Friday, December 30, 2011

Team Umizoomi Math: Zoom into Numbers

Team Umizoomi Math: Zoom into Numbers is an app from Nickelodeon who also creates the show Team Umizoomi. I must admit that I do not have cable so have not seen the show, but I know that this show has become very popular (Brad Pitt dressed up as one of the characters for Halloween a couple years ago!)**. So let's see what all the hype is about. Price: $2.99
Device Requirements: iPhone, iPod touch, and iPad; Requires iOS 4.0 or later

Developmental Appropriateness: This app is designed to teach fundamental math concepts for preschoolers (finally, an app with a target age!). It contains 5 games that target counting, number identification, number comparison, simple addition/subtraction, and a number line game. These games are right on - these are the skills that preschoolers should be learning. The instructions for each game are very clear (although they are only verbal, so it requires sound), and they require very simple actions such as tapping objects on the screen and tilting the device. One feature that's really great is that if you get an answer wrong, the characters will provide a series of prompts or hints until you get it right. It doesn't simply just move onto the next item like many other games. In the addition/subtraction game, if a child continues to answer incorrectly, he or she can then drag the balloons that they need to add up one by one to count them or tap on them to "pop" the right number to subtract them. Using objects to help figure out the problem is a good strategy for preschoolers to use when first learning to add and subtract. My one complaint is that the number comparison game is not quite teaching number comparison, but more number identification. In this game, the child is presented with two numbers (say, 9 and 5) and is asked to drive a car under one of the numbers (say, 5). Number comparison would be if the child was asked to drive the car under the larger or smaller number. Otherwise, I think this app is absolutely on target for preschoolers. Rating: 4.5/5 (aim for around 4 years of age)

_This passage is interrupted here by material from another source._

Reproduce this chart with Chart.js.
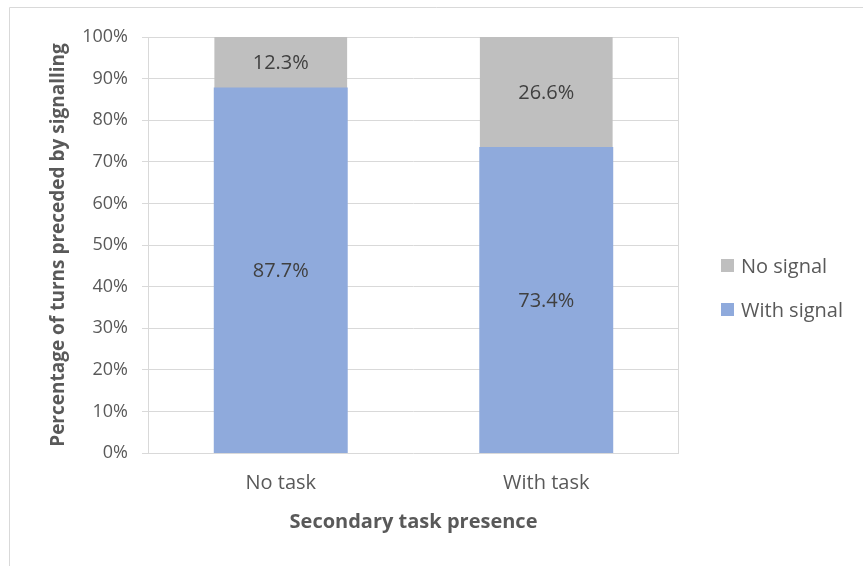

Balance: I think this app does it right. The game starts you out in the "Umi City" where you choose what game to play. While in this city, you can tap on numerous hotspots that reveal hidden objects and or animates the object. You swipe the screen to move around the city finding the hotspots. But once you start a game, there are no more frivolous hotspots. The interactive features within the games are features that are necessary to solve the math problem. This way, kids still get to press on all the cool hotspots, yet not be distracted by them when it comes time to learn. Rating: 5/5

Sustainability: These games are cute and fun. You earn badges are the completion of each game. Earning enough badges will win you the key to the city. These features should lead to some repeat playing - at least until kids master the games. The key strength for this game is that it stems off a popular television show. Kids know and like the characters and that should keep them coming back. Rating: 4.5/5

Parental Involvement: The games are essentially one player games and are simple enough that a preschooler can navigate them on their own. Parents can watch along and provide some help, especially on the addition/subtraction game. But since the game provides prompting on its own, parental guidance is probably only needed for true beginners and those who are really struggling with the concepts. A unique opportunity here is that parents who have children who watch the show can help link concepts between the tv show and the game. Kids will probably mention the show when playing the game or vice versa. Parents can use this opportunity to reinforce what they learned on the show and game. Rating: 4/5

Total: 18 out of 20= 5 stars

** Correction: Brad Pitt dressed up as a Yo Gabba Gabba character, not Team Umizoomi


  1. Alas, this is now $4.99 for iPads :(

  2. It's now 3.99 on my iPhone, but I felt the rating warrented the buy. And so far my 5 year old daughter loves it. She's really excited about earning the badges.

  3. Ugh, sorry - I'll have to pay more attention to whether I'm buying on sale or not!

  4. The number comparison game (the umicar game) does eventually teach number comparison. The early levels are number recognition, the more advanced levels are number comparison. You have to play through several times in order to level up and see the most advanced curriculum.

    1. Thank you for mentioning that - I wonder why they decided to do that as number comparison is a skill that preschoolers should be able to do. In any case, this is great app!